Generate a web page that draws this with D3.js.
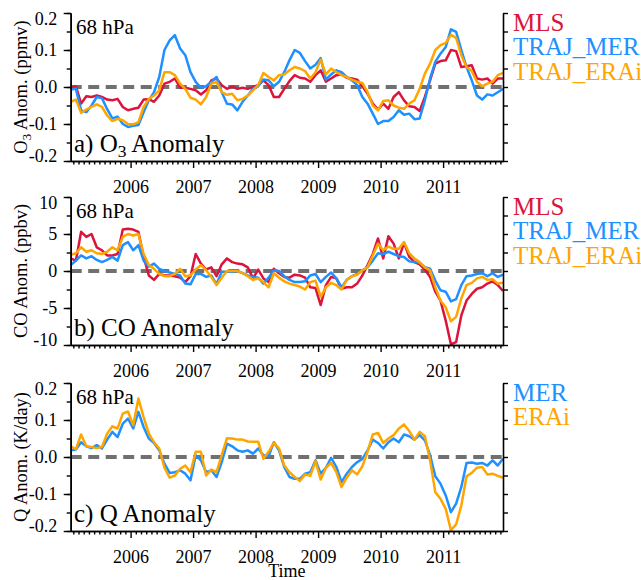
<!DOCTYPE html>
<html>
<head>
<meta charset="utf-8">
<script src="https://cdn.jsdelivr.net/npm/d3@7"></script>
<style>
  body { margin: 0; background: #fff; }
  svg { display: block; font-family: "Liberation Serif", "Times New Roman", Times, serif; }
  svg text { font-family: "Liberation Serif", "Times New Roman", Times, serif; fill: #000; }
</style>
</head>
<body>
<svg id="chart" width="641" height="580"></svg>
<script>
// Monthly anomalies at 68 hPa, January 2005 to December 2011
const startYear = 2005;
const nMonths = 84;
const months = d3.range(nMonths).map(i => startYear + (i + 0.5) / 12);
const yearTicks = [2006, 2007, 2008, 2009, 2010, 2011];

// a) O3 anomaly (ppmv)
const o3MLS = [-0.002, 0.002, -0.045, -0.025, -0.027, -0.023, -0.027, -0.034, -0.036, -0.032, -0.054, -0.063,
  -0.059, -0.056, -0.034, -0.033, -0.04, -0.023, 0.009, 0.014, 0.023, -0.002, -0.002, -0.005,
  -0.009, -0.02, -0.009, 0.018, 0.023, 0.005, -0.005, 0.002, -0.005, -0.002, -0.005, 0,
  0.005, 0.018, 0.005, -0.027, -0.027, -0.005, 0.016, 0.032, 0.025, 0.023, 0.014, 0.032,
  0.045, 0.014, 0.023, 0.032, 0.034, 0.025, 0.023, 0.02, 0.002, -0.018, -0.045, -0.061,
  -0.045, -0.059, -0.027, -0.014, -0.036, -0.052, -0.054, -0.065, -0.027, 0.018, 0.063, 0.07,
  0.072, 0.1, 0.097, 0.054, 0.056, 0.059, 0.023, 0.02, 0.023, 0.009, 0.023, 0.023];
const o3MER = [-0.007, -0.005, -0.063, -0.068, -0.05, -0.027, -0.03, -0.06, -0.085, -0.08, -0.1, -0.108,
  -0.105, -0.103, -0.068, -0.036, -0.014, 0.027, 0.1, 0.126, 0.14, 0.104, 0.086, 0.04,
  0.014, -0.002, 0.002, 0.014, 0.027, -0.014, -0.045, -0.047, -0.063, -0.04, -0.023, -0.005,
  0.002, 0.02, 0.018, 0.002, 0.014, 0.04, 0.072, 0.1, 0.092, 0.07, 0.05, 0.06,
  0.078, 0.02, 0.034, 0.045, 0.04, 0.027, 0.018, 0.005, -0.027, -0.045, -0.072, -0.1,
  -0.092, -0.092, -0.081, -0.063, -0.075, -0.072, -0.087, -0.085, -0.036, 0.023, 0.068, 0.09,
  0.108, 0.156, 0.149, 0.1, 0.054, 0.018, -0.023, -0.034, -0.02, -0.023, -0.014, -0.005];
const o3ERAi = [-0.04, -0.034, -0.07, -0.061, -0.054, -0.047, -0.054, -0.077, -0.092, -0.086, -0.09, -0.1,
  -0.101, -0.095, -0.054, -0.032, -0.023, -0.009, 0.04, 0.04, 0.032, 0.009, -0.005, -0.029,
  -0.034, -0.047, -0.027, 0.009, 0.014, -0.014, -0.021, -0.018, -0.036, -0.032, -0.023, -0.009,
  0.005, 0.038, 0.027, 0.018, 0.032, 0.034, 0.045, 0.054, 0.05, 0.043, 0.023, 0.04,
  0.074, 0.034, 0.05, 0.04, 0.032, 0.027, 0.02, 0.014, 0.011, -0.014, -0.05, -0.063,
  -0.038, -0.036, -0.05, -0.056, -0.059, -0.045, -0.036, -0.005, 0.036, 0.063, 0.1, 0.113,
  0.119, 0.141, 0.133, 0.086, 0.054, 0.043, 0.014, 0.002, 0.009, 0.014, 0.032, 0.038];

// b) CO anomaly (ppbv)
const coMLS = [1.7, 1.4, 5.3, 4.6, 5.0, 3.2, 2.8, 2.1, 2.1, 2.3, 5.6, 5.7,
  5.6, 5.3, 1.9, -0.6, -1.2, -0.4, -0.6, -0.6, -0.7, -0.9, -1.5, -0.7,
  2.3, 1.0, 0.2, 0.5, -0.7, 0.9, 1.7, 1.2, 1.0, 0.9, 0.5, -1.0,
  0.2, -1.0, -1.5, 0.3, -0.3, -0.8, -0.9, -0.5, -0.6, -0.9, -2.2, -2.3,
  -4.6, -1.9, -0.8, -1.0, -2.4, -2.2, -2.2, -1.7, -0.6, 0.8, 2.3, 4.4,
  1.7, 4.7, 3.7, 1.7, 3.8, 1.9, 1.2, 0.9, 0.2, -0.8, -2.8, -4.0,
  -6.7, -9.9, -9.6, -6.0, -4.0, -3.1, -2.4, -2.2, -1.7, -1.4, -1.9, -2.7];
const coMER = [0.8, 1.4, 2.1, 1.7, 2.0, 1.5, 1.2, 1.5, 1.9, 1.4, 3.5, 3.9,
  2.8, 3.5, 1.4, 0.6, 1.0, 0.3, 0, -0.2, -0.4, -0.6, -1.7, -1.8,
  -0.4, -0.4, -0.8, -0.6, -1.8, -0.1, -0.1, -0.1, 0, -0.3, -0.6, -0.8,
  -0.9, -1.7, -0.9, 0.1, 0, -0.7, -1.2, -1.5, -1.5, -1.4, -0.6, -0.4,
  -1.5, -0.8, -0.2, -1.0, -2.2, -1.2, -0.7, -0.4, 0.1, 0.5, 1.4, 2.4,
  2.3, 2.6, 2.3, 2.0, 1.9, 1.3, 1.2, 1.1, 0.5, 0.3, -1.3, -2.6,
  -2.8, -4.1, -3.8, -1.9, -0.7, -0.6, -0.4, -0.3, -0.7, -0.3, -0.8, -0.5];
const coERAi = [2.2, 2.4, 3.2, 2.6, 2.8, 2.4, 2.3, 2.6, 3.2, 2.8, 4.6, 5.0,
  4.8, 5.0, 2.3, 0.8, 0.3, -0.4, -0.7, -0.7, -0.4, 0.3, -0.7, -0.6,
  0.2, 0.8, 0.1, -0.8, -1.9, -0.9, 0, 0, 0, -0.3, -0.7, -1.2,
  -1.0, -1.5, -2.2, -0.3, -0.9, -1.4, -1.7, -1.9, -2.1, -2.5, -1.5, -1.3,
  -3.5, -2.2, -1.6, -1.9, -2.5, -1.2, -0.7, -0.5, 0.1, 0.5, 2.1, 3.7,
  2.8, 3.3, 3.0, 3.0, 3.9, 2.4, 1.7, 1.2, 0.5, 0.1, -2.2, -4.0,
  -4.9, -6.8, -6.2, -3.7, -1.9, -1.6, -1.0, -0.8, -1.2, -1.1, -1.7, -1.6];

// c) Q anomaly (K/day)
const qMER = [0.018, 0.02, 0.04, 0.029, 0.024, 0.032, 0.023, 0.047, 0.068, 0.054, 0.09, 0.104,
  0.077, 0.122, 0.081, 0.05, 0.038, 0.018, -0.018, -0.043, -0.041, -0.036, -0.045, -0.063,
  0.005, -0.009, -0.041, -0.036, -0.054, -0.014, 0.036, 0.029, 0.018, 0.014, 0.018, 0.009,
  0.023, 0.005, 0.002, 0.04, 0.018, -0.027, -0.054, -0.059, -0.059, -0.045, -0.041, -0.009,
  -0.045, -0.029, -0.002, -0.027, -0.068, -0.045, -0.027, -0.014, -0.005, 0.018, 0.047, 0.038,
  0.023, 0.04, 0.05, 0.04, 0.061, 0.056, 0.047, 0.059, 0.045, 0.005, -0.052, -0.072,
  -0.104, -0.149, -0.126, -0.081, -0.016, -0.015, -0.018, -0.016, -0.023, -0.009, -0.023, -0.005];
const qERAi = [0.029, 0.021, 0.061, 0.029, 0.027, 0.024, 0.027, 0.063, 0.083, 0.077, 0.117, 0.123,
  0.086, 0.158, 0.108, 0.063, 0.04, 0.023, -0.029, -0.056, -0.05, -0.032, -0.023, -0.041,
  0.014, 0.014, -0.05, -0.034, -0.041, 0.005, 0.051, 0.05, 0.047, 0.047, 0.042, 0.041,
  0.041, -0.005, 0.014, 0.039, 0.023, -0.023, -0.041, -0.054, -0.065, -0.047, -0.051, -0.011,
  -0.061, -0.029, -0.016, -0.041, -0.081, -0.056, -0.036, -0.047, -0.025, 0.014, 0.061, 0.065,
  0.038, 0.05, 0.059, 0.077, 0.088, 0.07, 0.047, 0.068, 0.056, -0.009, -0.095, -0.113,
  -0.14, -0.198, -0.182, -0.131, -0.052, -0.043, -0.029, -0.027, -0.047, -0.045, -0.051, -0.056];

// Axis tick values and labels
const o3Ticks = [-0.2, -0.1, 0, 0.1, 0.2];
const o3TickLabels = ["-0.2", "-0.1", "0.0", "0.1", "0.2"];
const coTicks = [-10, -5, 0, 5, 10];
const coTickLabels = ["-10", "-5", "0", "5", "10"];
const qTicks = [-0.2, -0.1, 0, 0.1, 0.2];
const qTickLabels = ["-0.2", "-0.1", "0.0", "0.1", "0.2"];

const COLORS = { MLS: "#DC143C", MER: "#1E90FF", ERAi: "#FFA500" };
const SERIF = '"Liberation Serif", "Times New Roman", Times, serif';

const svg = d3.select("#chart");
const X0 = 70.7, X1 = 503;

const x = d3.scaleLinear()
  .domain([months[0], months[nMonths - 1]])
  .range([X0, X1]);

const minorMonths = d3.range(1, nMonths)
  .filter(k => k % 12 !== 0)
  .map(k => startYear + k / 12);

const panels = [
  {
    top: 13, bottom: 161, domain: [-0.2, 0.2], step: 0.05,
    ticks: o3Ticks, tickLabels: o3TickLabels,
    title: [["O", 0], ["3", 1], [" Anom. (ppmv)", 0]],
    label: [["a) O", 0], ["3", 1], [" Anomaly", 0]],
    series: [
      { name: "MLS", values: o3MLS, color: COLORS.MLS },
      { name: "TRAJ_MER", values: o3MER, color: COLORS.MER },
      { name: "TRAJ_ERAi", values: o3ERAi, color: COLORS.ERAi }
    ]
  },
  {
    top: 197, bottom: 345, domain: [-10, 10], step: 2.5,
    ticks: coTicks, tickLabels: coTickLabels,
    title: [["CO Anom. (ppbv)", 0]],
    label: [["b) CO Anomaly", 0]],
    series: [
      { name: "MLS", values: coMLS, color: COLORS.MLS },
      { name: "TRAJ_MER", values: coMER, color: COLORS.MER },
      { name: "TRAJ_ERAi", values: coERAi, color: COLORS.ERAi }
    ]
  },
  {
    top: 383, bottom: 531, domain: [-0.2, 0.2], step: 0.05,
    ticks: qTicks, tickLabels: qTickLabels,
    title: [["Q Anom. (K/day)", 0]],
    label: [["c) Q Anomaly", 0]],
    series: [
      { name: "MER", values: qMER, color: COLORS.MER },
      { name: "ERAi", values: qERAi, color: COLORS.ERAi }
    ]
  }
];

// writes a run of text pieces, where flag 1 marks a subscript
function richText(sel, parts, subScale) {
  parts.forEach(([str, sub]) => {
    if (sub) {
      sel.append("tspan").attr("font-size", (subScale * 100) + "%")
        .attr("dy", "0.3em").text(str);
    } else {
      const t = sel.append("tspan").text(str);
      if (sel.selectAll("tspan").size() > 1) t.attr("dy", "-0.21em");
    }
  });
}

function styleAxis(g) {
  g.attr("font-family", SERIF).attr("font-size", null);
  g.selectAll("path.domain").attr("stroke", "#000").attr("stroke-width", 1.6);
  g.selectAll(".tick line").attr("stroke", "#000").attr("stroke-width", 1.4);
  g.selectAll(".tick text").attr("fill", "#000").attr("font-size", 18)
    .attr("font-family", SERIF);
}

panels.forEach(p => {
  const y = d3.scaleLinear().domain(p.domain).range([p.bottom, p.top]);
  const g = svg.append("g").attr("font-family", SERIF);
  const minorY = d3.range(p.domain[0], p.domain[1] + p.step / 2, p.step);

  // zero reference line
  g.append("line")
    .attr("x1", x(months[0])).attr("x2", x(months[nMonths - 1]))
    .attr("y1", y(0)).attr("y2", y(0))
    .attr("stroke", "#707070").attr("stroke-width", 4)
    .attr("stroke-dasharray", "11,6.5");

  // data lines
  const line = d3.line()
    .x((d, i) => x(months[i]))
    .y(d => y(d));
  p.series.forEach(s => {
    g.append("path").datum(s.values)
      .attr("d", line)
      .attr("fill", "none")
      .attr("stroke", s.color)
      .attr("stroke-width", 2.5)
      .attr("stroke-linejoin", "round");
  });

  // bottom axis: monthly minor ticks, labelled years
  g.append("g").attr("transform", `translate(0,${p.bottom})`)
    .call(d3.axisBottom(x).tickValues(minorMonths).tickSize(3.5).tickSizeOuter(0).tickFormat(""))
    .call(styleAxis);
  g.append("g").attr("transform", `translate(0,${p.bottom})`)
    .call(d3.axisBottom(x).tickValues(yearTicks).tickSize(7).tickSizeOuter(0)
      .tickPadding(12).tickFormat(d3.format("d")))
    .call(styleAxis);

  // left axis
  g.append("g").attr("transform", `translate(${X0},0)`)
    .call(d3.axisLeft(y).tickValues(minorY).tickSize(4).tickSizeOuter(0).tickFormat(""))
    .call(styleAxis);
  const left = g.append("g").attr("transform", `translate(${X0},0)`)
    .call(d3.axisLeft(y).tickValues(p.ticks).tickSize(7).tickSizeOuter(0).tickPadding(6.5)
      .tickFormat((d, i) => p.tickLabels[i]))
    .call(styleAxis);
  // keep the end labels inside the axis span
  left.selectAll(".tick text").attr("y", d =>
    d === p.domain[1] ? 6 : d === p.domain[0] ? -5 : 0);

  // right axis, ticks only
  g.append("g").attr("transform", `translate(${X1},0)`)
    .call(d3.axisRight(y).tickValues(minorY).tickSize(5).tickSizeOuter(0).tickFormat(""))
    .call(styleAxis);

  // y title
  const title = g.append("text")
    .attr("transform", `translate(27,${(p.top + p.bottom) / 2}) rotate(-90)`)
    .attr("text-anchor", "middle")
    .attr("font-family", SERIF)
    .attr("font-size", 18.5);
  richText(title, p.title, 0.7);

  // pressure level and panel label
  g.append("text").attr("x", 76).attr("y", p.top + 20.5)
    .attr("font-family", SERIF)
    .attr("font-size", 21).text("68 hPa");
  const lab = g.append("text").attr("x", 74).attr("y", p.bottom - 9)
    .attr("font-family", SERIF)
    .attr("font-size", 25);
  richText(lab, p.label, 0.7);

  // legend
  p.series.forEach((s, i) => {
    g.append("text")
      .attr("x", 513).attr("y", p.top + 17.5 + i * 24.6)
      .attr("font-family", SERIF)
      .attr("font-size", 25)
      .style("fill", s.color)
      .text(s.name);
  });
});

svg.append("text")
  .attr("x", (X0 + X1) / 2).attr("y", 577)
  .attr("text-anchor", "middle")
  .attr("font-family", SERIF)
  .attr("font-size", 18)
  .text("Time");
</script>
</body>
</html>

WHAT THE TASK ASKS: The lines from the top of the data above through the one holding "const yearTicks = [2006, 2007, 2008, 2009, 2010, 2011];" are to be repeated exactly, and only those, with no pictures.

COMPLETED TASK:
Generate a web page that draws this with D3.js.
<!DOCTYPE html>
<html>
<head>
<meta charset="utf-8">
<script src="https://cdn.jsdelivr.net/npm/d3@7"></script>
<style>
  body { margin: 0; background: #fff; }
  svg { display: block; font-family: "Liberation Serif", "Times New Roman", Times, serif; }
  svg text { font-family: "Liberation Serif", "Times New Roman", Times, serif; fill: #000; }
</style>
</head>
<body>
<svg id="chart" width="641" height="580"></svg>
<script>
// Monthly anomalies at 68 hPa, January 2005 to December 2011
const startYear = 2005;
const nMonths = 84;
const months = d3.range(nMonths).map(i => startYear + (i + 0.5) / 12);
const yearTicks = [2006, 2007, 2008, 2009, 2010, 2011];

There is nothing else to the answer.